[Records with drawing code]
(begin)

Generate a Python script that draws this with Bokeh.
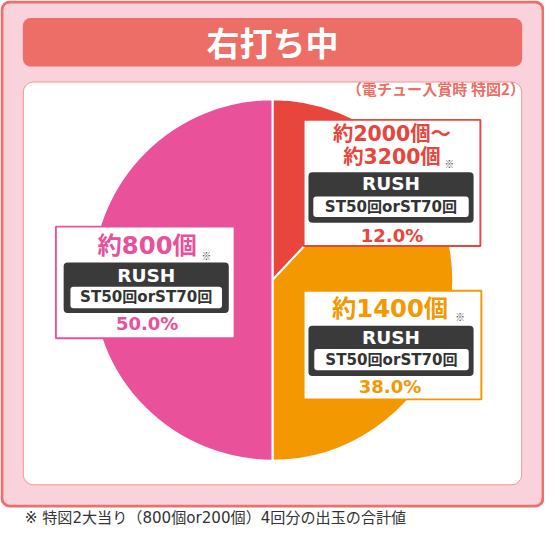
import numpy as np
from bokeh.plotting import figure
from bokeh.models import Range1d
from bokeh.core.properties import value
from bokeh.embed import file_html
from bokeh.resources import INLINE

# ---- data ----
title_text = "右打ち中"
subtitle_text = "（電チュー入賞時 特図2）"
footnote_text = "※ 特図2大当り（800個or200個）4回分の出玉の合計値"
category_lines = [["約2000個～", "約3200個"], ["約1400個"], ["約800個"]]
shares = [12.0, 38.0, 50.0]
mode_labels = ["RUSH", "RUSH", "RUSH"]
st_labels = ["ST50回orST70回", "ST50回orST70回", "ST50回orST70回"]
note_mark = "※"
colors = ["#e8453c", "#f39800", "#e9519a"]

# ---- layout ----
W, H = 560, 543
PW, PH = 544, 527
S = PW / W
FONT_JP = "Noto Sans CJK JP"
FONT_MIX = "DejaVu Sans, Noto Sans CJK JP"


def Y(v):
    return H - v


p = figure(width=PW, height=PH, x_range=Range1d(0, W), y_range=Range1d(0, H),
           output_backend="svg", toolbar_location=None, min_border=0,
           x_axis_type=None, y_axis_type=None, outline_line_color=None,
           background_fill_color="white", border_fill_color="white")
p.grid.visible = False


def txt(x, y, s, size, color, align="center", style="bold", font=FONT_MIX):
    p.text(x=[x], y=[Y(y)], text=[s], text_font=value(font),
           text_font_size=f"{size * S:.1f}px", text_color=color,
           text_align=align, text_baseline="middle", text_font_style=style)


def box(l, t, r, b, fill, line=None, lw=1, radius=0):
    p.quad(left=[l], right=[r], top=[Y(t)], bottom=[Y(b)], fill_color=fill,
           line_color=line, line_width=lw, border_radius=radius)


# outer panel
box(1.5, 1.5, 558.5, 521, "#f9d2dc", "#ee706a", 3 * S, 8)
# header bar
box(23, 18, 537, 68, "#ec6e66", None, 1, 8)
txt(280, 43, title_text, 34, "white", font=FONT_JP)
# inner panel
box(23.5, 84, 536.5, 499, "white", "#f3968f", 1, 10)
txt(540, 90, subtitle_text, 15.5, "#ec6e66", align="right", font=FONT_JP)

# pie
cx, cy, R = 280, 288, 186
fr = np.array(shares) / sum(shares)
cum = np.concatenate([[0], np.cumsum(fr)])
start = np.pi / 2 - cum[1:] * 2 * np.pi
end = np.pi / 2 - cum[:-1] * 2 * np.pi
p.wedge(x=[cx] * len(shares), y=[Y(cy)] * len(shares), radius=R,
        start_angle=start, end_angle=end, fill_color=colors,
        line_color="white", line_width=2)

# label boxes (layout per category)
layouts = [
    dict(box=(312, 123, 494, 253), cx=403, lines=[138, 161], size=21, note=(462, 168),
         dark=(317, 177, 487, 229), rush=189, inner=(322, 202, 482, 223), st=212.5, pct=242),
    dict(box=(312, 299, 495, 411), cx=401, lines=[317], size=25, note=(473, 326),
         dark=(317, 335, 487, 387), rush=347, inner=(323, 359, 482, 381), st=370, pct=398),
    dict(box=(57, 233, 241, 348), cx=151, lines=[252], size=25, note=(212, 263),
         dark=(65, 270, 235, 322), rush=283, inner=(72, 295, 228, 317), st=306, pct=333),
]

for i, L in enumerate(layouts):
    col = colors[i]
    l, t, r, b = L["box"]
    box(l, t, r, b, "white", col, 2 * S, 0)
    for ln, yy in zip(category_lines[i], L["lines"]):
        txt(L["cx"], yy, ln, L["size"], col)
    nx, ny = L["note"]
    txt(nx, ny, note_mark, 10, "#444444", font=FONT_JP)
    l, t, r, b = L["dark"]
    box(l, t, r, b, "#3a3a3a", None, 1, 4)
    txt((l + r) / 2, L["rush"], mode_labels[i], 19, "white")
    l, t, r, b = L["inner"]
    box(l, t, r, b, "white", None, 1, 3)
    txt((l + r) / 2, L["st"], st_labels[i], 15.5, "#333333")
    txt(L["cx"], L["pct"], f"{shares[i]:.1f}%", 18.5, col)

# footnote
txt(25, 533, footnote_text, 15.5, "#333333", align="left", style="normal")

open("out.html", "w").write(file_html(p, INLINE))
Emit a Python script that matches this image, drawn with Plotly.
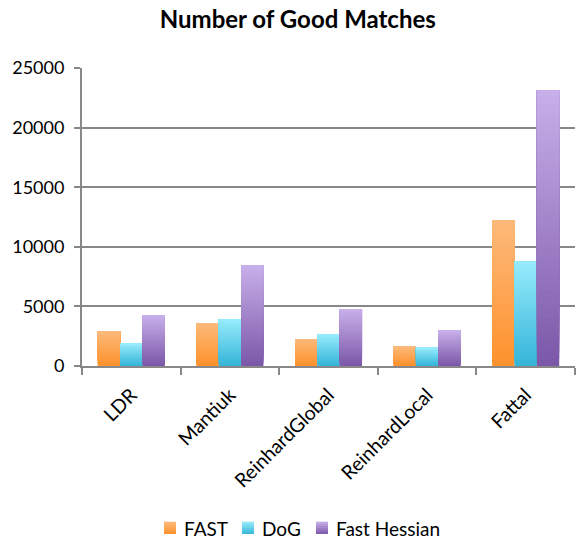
import plotly.graph_objects as go

categories = ["LDR", "Mantiuk", "ReinhardGlobal", "ReinhardLocal", "Fattal"]
fast = [2900, 3600, 2250, 1620, 12200]
dog = [1880, 3900, 2650, 1540, 8750]
fast_hessian = [4250, 8450, 4750, 2960, 23150]
series_names = ["FAST", "DoG", "Fast Hessian"]
y_ticks = [0, 5000, 10000, 15000, 20000, 25000]

series = [fast, dog, fast_hessian]
# (bottom colour, top colour)
grad = [((254, 145, 44), (253, 186, 122)),
        ((52, 180, 216), (151, 236, 252)),
        ((123, 87, 168), (200, 176, 234))]


def mix(c0, c1, t):
    return "rgb(%d,%d,%d)" % tuple(round(c0[j] + (c1[j] - c0[j]) * t) for j in range(3))


N = 40
fig = go.Figure()
for si, (name, vals) in enumerate(zip(series_names, series)):
    c0, c1 = grad[si]
    for k in range(N):
        t = (k + 0.5) / N
        fig.add_trace(go.Bar(
            x=categories,
            y=[v * (N - k) / N for v in vals],
            base=[v * k / N for v in vals],
            name=name,
            offsetgroup=name,
            showlegend=False,
            marker=dict(color=mix(c0, c1, t), line=dict(width=0)),
            hoverinfo="skip",
        ))

# plot area in pixels: x 82..575, y 68..366
L, R, T, B = 82, 575, 68, 366


def px(X):
    return (X - L) / (R - L)


def py(Y):
    return (B - Y) / (B - T)


font_family = "Lato, 'Open Sans', sans-serif"
shapes = []
annotations = []
legend_x = [164, 242, 316]
LEG_Y = 528
for si, name in enumerate(series_names):
    c0, c1 = grad[si]
    x0 = legend_x[si]
    M = 6
    for k in range(M):
        y_bot = LEG_Y + 6 - 12 * k / M
        y_top = LEG_Y + 6 - 12 * (k + 1) / M - 0.3
        shapes.append(dict(type="rect", xref="paper", yref="paper",
                           x0=px(x0), x1=px(x0 + 12), y0=py(y_bot), y1=py(y_top),
                           fillcolor=mix(c0, c1, (k + 0.5) / M), line=dict(width=0),
                           layer="above"))
    annotations.append(dict(text=name, xref="paper", yref="paper",
                            x=px(x0 + 18), y=py(LEG_Y), xanchor="left", yanchor="middle",
                            showarrow=False, font=dict(size=19, family=font_family, color="black")))

fig.update_layout(
    width=576, height=540,
    margin=dict(l=L, r=576 - R, t=T, b=540 - B),
    paper_bgcolor="white", plot_bgcolor="white",
    barmode="group", bargap=0.32, bargroupgap=0.0,
    font=dict(family=font_family, size=18, color="black"),
    title=dict(text="<b>Number of Good Matches</b>", x=0.517, xref="container",
               y=1 - 20 / 540, yref="container", xanchor="center", yanchor="middle",
               font=dict(size=24, family=font_family, color="black")),
    showlegend=False,
    shapes=shapes,
    annotations=annotations,
)
fig.update_xaxes(
    type="category", tickangle=-45, showgrid=False,
    showline=True, linecolor="#888888", linewidth=2,
    ticks="outside", tickson="boundaries", ticklen=7, tickcolor="#888888", tickwidth=2,
    tickfont=dict(size=19.5), ticklabelstandoff=8,
)
fig.update_yaxes(
    range=[0, 25000], tickvals=y_ticks, ticktext=[str(v) for v in y_ticks],
    showgrid=True, gridcolor="#888888", gridwidth=2,
    showline=True, linecolor="#888888", linewidth=2,
    ticks="outside", ticklen=6, tickcolor="#888888", tickwidth=2,
    tickfont=dict(size=18), zeroline=False, ticklabelstandoff=6,
)
fig.write_html("out.html")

(end)

**WORK TO COMPLETE**: Leave out the pictures and print each record exactly as it stands.

**COMPLETED TASK**:
Generate a Python script that draws this with Bokeh.
import numpy as np
from bokeh.plotting import figure
from bokeh.models import Range1d
from bokeh.core.properties import value
from bokeh.embed import file_html
from bokeh.resources import INLINE

# ---- data ----
title_text = "右打ち中"
subtitle_text = "（電チュー入賞時 特図2）"
footnote_text = "※ 特図2大当り（800個or200個）4回分の出玉の合計値"
category_lines = [["約2000個～", "約3200個"], ["約1400個"], ["約800個"]]
shares = [12.0, 38.0, 50.0]
mode_labels = ["RUSH", "RUSH", "RUSH"]
st_labels = ["ST50回orST70回", "ST50回orST70回", "ST50回orST70回"]
note_mark = "※"
colors = ["#e8453c", "#f39800", "#e9519a"]

# ---- layout ----
W, H = 560, 543
PW, PH = 544, 527
S = PW / W
FONT_JP = "Noto Sans CJK JP"
FONT_MIX = "DejaVu Sans, Noto Sans CJK JP"


def Y(v):
    return H - v


p = figure(width=PW, height=PH, x_range=Range1d(0, W), y_range=Range1d(0, H),
           output_backend="svg", toolbar_location=None, min_border=0,
           x_axis_type=None, y_axis_type=None, outline_line_color=None,
           background_fill_color="white", border_fill_color="white")
p.grid.visible = False


def txt(x, y, s, size, color, align="center", style="bold", font=FONT_MIX):
    p.text(x=[x], y=[Y(y)], text=[s], text_font=value(font),
           text_font_size=f"{size * S:.1f}px", text_color=color,
           text_align=align, text_baseline="middle", text_font_style=style)


def box(l, t, r, b, fill, line=None, lw=1, radius=0):
    p.quad(left=[l], right=[r], top=[Y(t)], bottom=[Y(b)], fill_color=fill,
           line_color=line, line_width=lw, border_radius=radius)


# outer panel
box(1.5, 1.5, 558.5, 521, "#f9d2dc", "#ee706a", 3 * S, 8)
# header bar
box(23, 18, 537, 68, "#ec6e66", None, 1, 8)
txt(280, 43, title_text, 34, "white", font=FONT_JP)
# inner panel
box(23.5, 84, 536.5, 499, "white", "#f3968f", 1, 10)
txt(540, 90, subtitle_text, 15.5, "#ec6e66", align="right", font=FONT_JP)

# pie
cx, cy, R = 280, 288, 186
fr = np.array(shares) / sum(shares)
cum = np.concatenate([[0], np.cumsum(fr)])
start = np.pi / 2 - cum[1:] * 2 * np.pi
end = np.pi / 2 - cum[:-1] * 2 * np.pi
p.wedge(x=[cx] * len(shares), y=[Y(cy)] * len(shares), radius=R,
        start_angle=start, end_angle=end, fill_color=colors,
        line_color="white", line_width=2)

# label boxes (layout per category)
layouts = [
    dict(box=(312, 123, 494, 253), cx=403, lines=[138, 161], size=21, note=(462, 168),
         dark=(317, 177, 487, 229), rush=189, inner=(322, 202, 482, 223), st=212.5, pct=242),
    dict(box=(312, 299, 495, 411), cx=401, lines=[317], size=25, note=(473, 326),
         dark=(317, 335, 487, 387), rush=347, inner=(323, 359, 482, 381), st=370, pct=398),
    dict(box=(57, 233, 241, 348), cx=151, lines=[252], size=25, note=(212, 263),
         dark=(65, 270, 235, 322), rush=283, inner=(72, 295, 228, 317), st=306, pct=333),
]

for i, L in enumerate(layouts):
    col = colors[i]
    l, t, r, b = L["box"]
    box(l, t, r, b, "white", col, 2 * S, 0)
    for ln, yy in zip(category_lines[i], L["lines"]):
        txt(L["cx"], yy, ln, L["size"], col)
    nx, ny = L["note"]
    txt(nx, ny, note_mark, 10, "#444444", font=FONT_JP)
    l, t, r, b = L["dark"]
    box(l, t, r, b, "#3a3a3a", None, 1, 4)
    txt((l + r) / 2, L["rush"], mode_labels[i], 19, "white")
    l, t, r, b = L["inner"]
    box(l, t, r, b, "white", None, 1, 3)
    txt((l + r) / 2, L["st"], st_labels[i], 15.5, "#333333")
    txt(L["cx"], L["pct"], f"{shares[i]:.1f}%", 18.5, col)

# footnote
txt(25, 533, footnote_text, 15.5, "#333333", align="left", style="normal")

open("out.html", "w").write(file_html(p, INLINE))
Emit a Python script that matches this image, drawn with Plotly.
import plotly.graph_objects as go

categories = ["LDR", "Mantiuk", "ReinhardGlobal", "ReinhardLocal", "Fattal"]
fast = [2900, 3600, 2250, 1620, 12200]
dog = [1880, 3900, 2650, 1540, 8750]
fast_hessian = [4250, 8450, 4750, 2960, 23150]
series_names = ["FAST", "DoG", "Fast Hessian"]
y_ticks = [0, 5000, 10000, 15000, 20000, 25000]

series = [fast, dog, fast_hessian]
# (bottom colour, top colour)
grad = [((254, 145, 44), (253, 186, 122)),
        ((52, 180, 216), (151, 236, 252)),
        ((123, 87, 168), (200, 176, 234))]


def mix(c0, c1, t):
    return "rgb(%d,%d,%d)" % tuple(round(c0[j] + (c1[j] - c0[j]) * t) for j in range(3))


N = 40
fig = go.Figure()
for si, (name, vals) in enumerate(zip(series_names, series)):
    c0, c1 = grad[si]
    for k in range(N):
        t = (k + 0.5) / N
        fig.add_trace(go.Bar(
            x=categories,
            y=[v * (N - k) / N for v in vals],
            base=[v * k / N for v in vals],
            name=name,
            offsetgroup=name,
            showlegend=False,
            marker=dict(color=mix(c0, c1, t), line=dict(width=0)),
            hoverinfo="skip",
        ))

# plot area in pixels: x 82..575, y 68..366
L, R, T, B = 82, 575, 68, 366


def px(X):
    return (X - L) / (R - L)


def py(Y):
    return (B - Y) / (B - T)


font_family = "Lato, 'Open Sans', sans-serif"
shapes = []
annotations = []
legend_x = [164, 242, 316]
LEG_Y = 528
for si, name in enumerate(series_names):
    c0, c1 = grad[si]
    x0 = legend_x[si]
    M = 6
    for k in range(M):
        y_bot = LEG_Y + 6 - 12 * k / M
        y_top = LEG_Y + 6 - 12 * (k + 1) / M - 0.3
        shapes.append(dict(type="rect", xref="paper", yref="paper",
                           x0=px(x0), x1=px(x0 + 12), y0=py(y_bot), y1=py(y_top),
                           fillcolor=mix(c0, c1, (k + 0.5) / M), line=dict(width=0),
                           layer="above"))
    annotations.append(dict(text=name, xref="paper", yref="paper",
                            x=px(x0 + 18), y=py(LEG_Y), xanchor="left", yanchor="middle",
                            showarrow=False, font=dict(size=19, family=font_family, color="black")))

fig.update_layout(
    width=576, height=540,
    margin=dict(l=L, r=576 - R, t=T, b=540 - B),
    paper_bgcolor="white", plot_bgcolor="white",
    barmode="group", bargap=0.32, bargroupgap=0.0,
    font=dict(family=font_family, size=18, color="black"),
    title=dict(text="<b>Number of Good Matches</b>", x=0.517, xref="container",
               y=1 - 20 / 540, yref="container", xanchor="center", yanchor="middle",
               font=dict(size=24, family=font_family, color="black")),
    showlegend=False,
    shapes=shapes,
    annotations=annotations,
)
fig.update_xaxes(
    type="category", tickangle=-45, showgrid=False,
    showline=True, linecolor="#888888", linewidth=2,
    ticks="outside", tickson="boundaries", ticklen=7, tickcolor="#888888", tickwidth=2,
    tickfont=dict(size=19.5), ticklabelstandoff=8,
)
fig.update_yaxes(
    range=[0, 25000], tickvals=y_ticks, ticktext=[str(v) for v in y_ticks],
    showgrid=True, gridcolor="#888888", gridwidth=2,
    showline=True, linecolor="#888888", linewidth=2,
    ticks="outside", ticklen=6, tickcolor="#888888", tickwidth=2,
    tickfont=dict(size=18), zeroline=False, ticklabelstandoff=6,
)
fig.write_html("out.html")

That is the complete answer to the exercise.